I switched to android 3yrs ago an have never looked back or regretted it. However, I understand why people like apple stuff and would invest in more had they already tasted and enjoyed the apple flavored kool-aid; it's just not for me. I like more control over my device and my content and prefer the taste of googleade. I use (gmail, docs, picasa(photo), drive, music, video, goggles, maps/ places, and the new "Google Now" homepage / info aggregator is the first service of it's kind that I actually use) it's all mostly available for iOS, but it works better and is closer/better integrated into Google's own OS.... and I hate,hate,hate itunes is both it's store and desktop client forms. 

I don't know what apps the op is missing that are "no longer made" for android, but I don't want for any.

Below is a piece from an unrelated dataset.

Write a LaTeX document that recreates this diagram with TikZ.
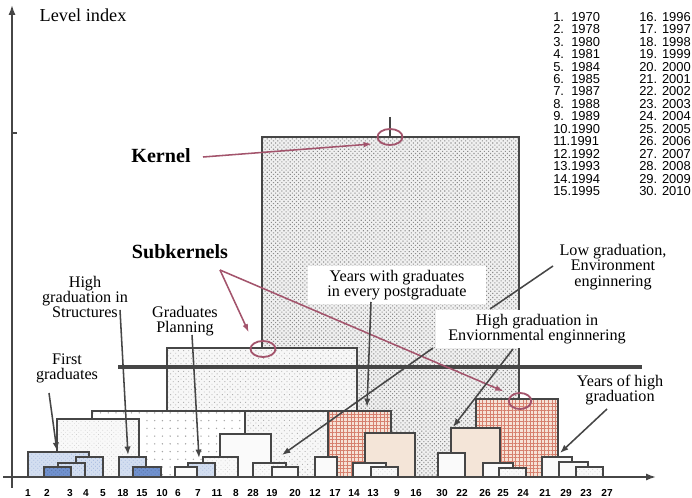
\documentclass[tikz,border=0pt]{standalone}
\usepackage{fontspec}
\setmainfont{Liberation Serif}
\newfontfamily\legfont{Liberation Sans}
\usetikzlibrary{
    arrows.meta,
    calc,
    shapes.geometric,
    patterns.meta
}
\definecolor{edgegray}{RGB}{70, 70, 70}
\definecolor{rosy}{RGB}{163, 84, 108}
\definecolor{pinkbg}{RGB}{246, 226, 214}
\definecolor{pinkln}{RGB}{214, 128, 110}
\definecolor{cream}{RGB}{244, 229, 216}
\definecolor{lblue}{RGB}{211, 222, 240}
\definecolor{dblue}{RGB}{112, 145, 206}
\tikzset{
    blk/.style={draw=edgegray, line width=0.9pt},
    kernfill/.style={preaction={fill=gray!12}, pattern={Dots[distance=2.1pt, radius=0.55pt, angle=45]}, pattern color=gray!90},
    subfill/.style={preaction={fill=gray!6}, pattern={Dots[distance=2.6pt, radius=0.45pt, angle=45]}, pattern color=gray!60},
    sparsefill/.style={preaction={fill=white}, pattern={Dots[distance=5.5pt, radius=0.55pt]}, pattern color=gray!70},
    palefill/.style={preaction={fill=gray!5}, pattern={Dots[distance=2.2pt, radius=0.35pt, angle=45]}, pattern color=gray!40},
    pinkfill/.style={preaction={fill=pinkbg}, pattern={Hatch[distance=2.6pt, line width=0.45pt]}, pattern color=pinkln},
    lbluefill/.style={preaction={fill=lblue}, pattern={Dots[distance=2pt, radius=0.35pt, angle=45]}, pattern color=dblue!70},
    dbluefill/.style={preaction={fill=dblue}, pattern={Dots[distance=2pt, radius=0.35pt, angle=45]}, pattern color=dblue!60!black},
    whitefill/.style={fill=gray!4},
    creamfill/.style={fill=cream},
    lbl/.style={align=center, font=\fontsize{11.5}{10.8}\selectfont, inner sep=1pt},
    lblw/.style={lbl, fill=white, inner xsep=9pt, inner ysep=3pt},
    bigl/.style={font=\fontsize{14.3}{16}\selectfont\bfseries, inner sep=1pt},
    axlbl/.style={font=\legfont\bfseries\fontsize{7.2}{8}\selectfont, inner sep=0pt},
    legtxt/.style={align=left, font=\legfont\fontsize{9.2}{8.85}\selectfont, inner sep=0pt, anchor=north west},
    ring/.style={ellipse, draw=rosy, line width=1.3pt, minimum width=17.8pt, minimum height=11.4pt, inner sep=0pt},
    darr/.style={-{Latex[length=6pt, width=4.5pt]}, line width=1.1pt, edgegray},
    marr/.style={-{Latex[length=6pt, width=4pt]}, line width=1.1pt, rosy},
    axarr/.style={-{Latex[length=7pt, width=5pt]}, line width=1.2pt, edgegray},
}

\begin{document}
\begin{tikzpicture}[x=0.025cm, y=-0.025cm]

    \useasboundingbox (0,0) rectangle (692,498);

    % kernel and subkernels
    \draw [blk, kernfill] (262,137) rectangle (519,477);
    \draw [edgegray, line width=0.9pt] (390,117) -- (390,137);
    \draw [blk, subfill] (167,348) rectangle (357,477);
    \draw [blk, sparsefill] (92,411) rectangle (245,477);
    \draw [blk, subfill] (245,411) rectangle (328,477);
    \draw [blk, pinkfill] (328,411) rectangle (391,477);
    \draw [blk, pinkfill] (476,399) rectangle (558,477);
    \draw [blk, palefill] (57,419) rectangle (139,477);
    \draw [blk, creamfill] (451,428) rectangle (500,477);
    \draw [blk, creamfill] (365,433) rectangle (415,477);
    \draw [blk, whitefill] (220,434) rectangle (271,477);

    % small clusters
    \draw [blk, lbluefill] (28,452) rectangle (89,477);
    \draw [blk, whitefill] (438,453) rectangle (465,477);
    \draw [blk, lbluefill] (76,457) rectangle (103,477);
    \draw [blk, lbluefill] (119,457) rectangle (146,477);
    \draw [blk, palefill] (203,457) rectangle (238,477);
    \draw [blk, whitefill] (315,457) rectangle (337,477);
    \draw [blk, whitefill] (542,457) rectangle (572,477);
    \draw [blk, lbluefill] (58,463) rectangle (85,477);
    \draw [blk, lbluefill] (188,463) rectangle (215,477);
    \draw [blk, palefill] (253,463) rectangle (286,477);
    \draw [blk, whitefill] (353,463) rectangle (386,477);
    \draw [blk, whitefill] (483,463) rectangle (513,477);
    \draw [blk, whitefill] (559,462) rectangle (588,477);
    \draw [blk, dbluefill] (44,467) rectangle (71,477);
    \draw [blk, dbluefill] (133,467) rectangle (161,477);
    \draw [blk, whitefill] (175,467) rectangle (197,477);
    \draw [blk, whitefill] (272,467) rectangle (298,477);
    \draw [blk, palefill] (371,467) rectangle (398,477);
    \draw [blk, palefill] (499,468) rectangle (526,477);
    \draw [blk, palefill] (576,467) rectangle (603,477);

    % cut level
    \draw [edgegray, line width=2.4pt] (118,367) -- (642,367);

    % labels
    \node [lbl, anchor=west] (level) at (38,15) {\fontsize{13}{14}\selectfont Level index};
    \node [bigl] (kernel) at (161,156) {Kernel};
    \node [bigl] (subk) at (180,252) {Subkernels};
    \node [lbl] (struct) at (85,297) {High\\graduation in\\Structures};
    \node [lbl] (firstg) at (67,368) {First\\graduates};
    \node [lbl] (plan) at (185,321) {Graduates\\Planning};
    \node [lblw, inner xsep=14pt] (yearsg) at (397,285) {Years with graduates\\in every postgraduate};
    \node [lblw] (env) at (537,329) {High graduation in\\Enviornmental enginnering};
    \node [lbl] (lowg) at (613,267) {Low graduation,\\Environment\\enginnering};
    \node [lbl] (yhigh) at (620,390) {Years of high\\graduation};

    % legend
    \node [legtxt] (legA) at (553,12) {1.~~1970\\2.~~1978\\3.~~1980\\4.~~1981\\5.~~1984\\6.~~1985\\7.~~1987\\8.~~1988\\9.~~1989\\10.1990\\11.1991\\12.1992\\13.1993\\14.1994\\15.1995};
    \node [legtxt] (legB) at (639,12) {16. 1996\\17. 1997\\18. 1998\\19. 1999\\20. 2000\\21. 2001\\22. 2002\\23. 2003\\24. 2004\\25. 2005\\26. 2006\\27. 2007\\28. 2008\\29. 2009\\30. 2010};

    % rings
    \node [ring] (ckern) at (390,137) {};
    \node [ring] (csub1) at (263,349) {};
    \node [ring, minimum width=16pt] (csub2) at (520,401) {};

    \coordinate (tFirst) at (57,451);
    \coordinate (tStruct) at (128,455);
    \coordinate (tPlan) at (199,458);
    \coordinate (tYears) at (367,407);
    \coordinate (tTwenty) at (282,455);
    \coordinate (tCream) at (453,427);
    \coordinate (tLow) at (490,309);
    \coordinate (tHigh) at (560,453);

    \draw [marr, shorten >=6pt] ($(kernel)+(42,1)$) -- (ckern.south west);
    \draw [marr, shorten >=8pt] ($(subk)+(40,18)$) -- (csub1.north west);
    \draw [marr, shorten >=6pt] ($(subk)+(40,18)$) -- (csub2.north west);

    \draw [darr] ($(firstg)+(-18,25)$) -- (tFirst);
    \draw [darr] ($(struct)+(35,13)$) -- (tStruct);
    \draw [darr] ($(plan)+(7,14)$) -- (tPlan);
    \draw [darr] ($(yearsg)+(-26,17)$) -- (tYears);
    \draw [darr] ($(env)+(-104,19)$) -- (tTwenty);
    \draw [darr] ($(env)+(-24,20)$) -- (tCream);
    \draw [edgegray, line width=1.1pt] ($(lowg)+(-60,-1)$) -- (tLow);
    \draw [darr] ($(yhigh)+(-13,19)$) -- (tHigh);

    % axes
    \draw [axarr] (12,488) -- (12,5);
    \draw [axarr] (3,477) -- (656,477);
    \draw [edgegray, line width=1pt] (12,133) -- (17,133);

    \foreach \k/\xx in {1/28, 2/47, 3/70, 4/86, 5/103, 18/123, 15/142, 10/162, 6/178, 7/198, 11/217, 8/236, 28/253, 19/272, 20/295, 12/315, 17/335, 14/354, 13/373, 9/397, 16/416, 30/442, 22/462, 26/485, 25/503, 24/523, 21/545, 29/566, 23/586, 27/607}
        \node [axlbl] (y\k) at (\xx,493) {\k};

\end{tikzpicture}
\end{document}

Gator's (zknives) knife steel app is on android....nuf said. 

This guy will surely get an ipad mini though:
[video=youtube;aMRTgLR0Z_o]http://www.youtube.com/watch?v=aMRTgLR0Z_o[/video]


----------



## Crothcipt (May 29, 2013)

My mom got a ipad. I set it up for her to use, it makes no sense to me at all. But then again I don't get the idea of a app. for a computer either. Exp. when you can have a shortcut to the program itself. The only reason I see anything used on pads is for server farms to finally make some money.


----------



## Lukas (May 30, 2013)

I have the latest model of both, I like the iPad bigger screen and higher resolution, specially for video content, but the mini is great if you want the ultimate portability, I'm still amazed at how light it is, much more comfortable to use than the iPad. Go to an apple store and try them for a while


----------



## Zwiefel (May 30, 2013)

Lukas said:


> Go to an apple store and try them for a while



lus1: There really is no substitute for this when dealing with these two products.


----------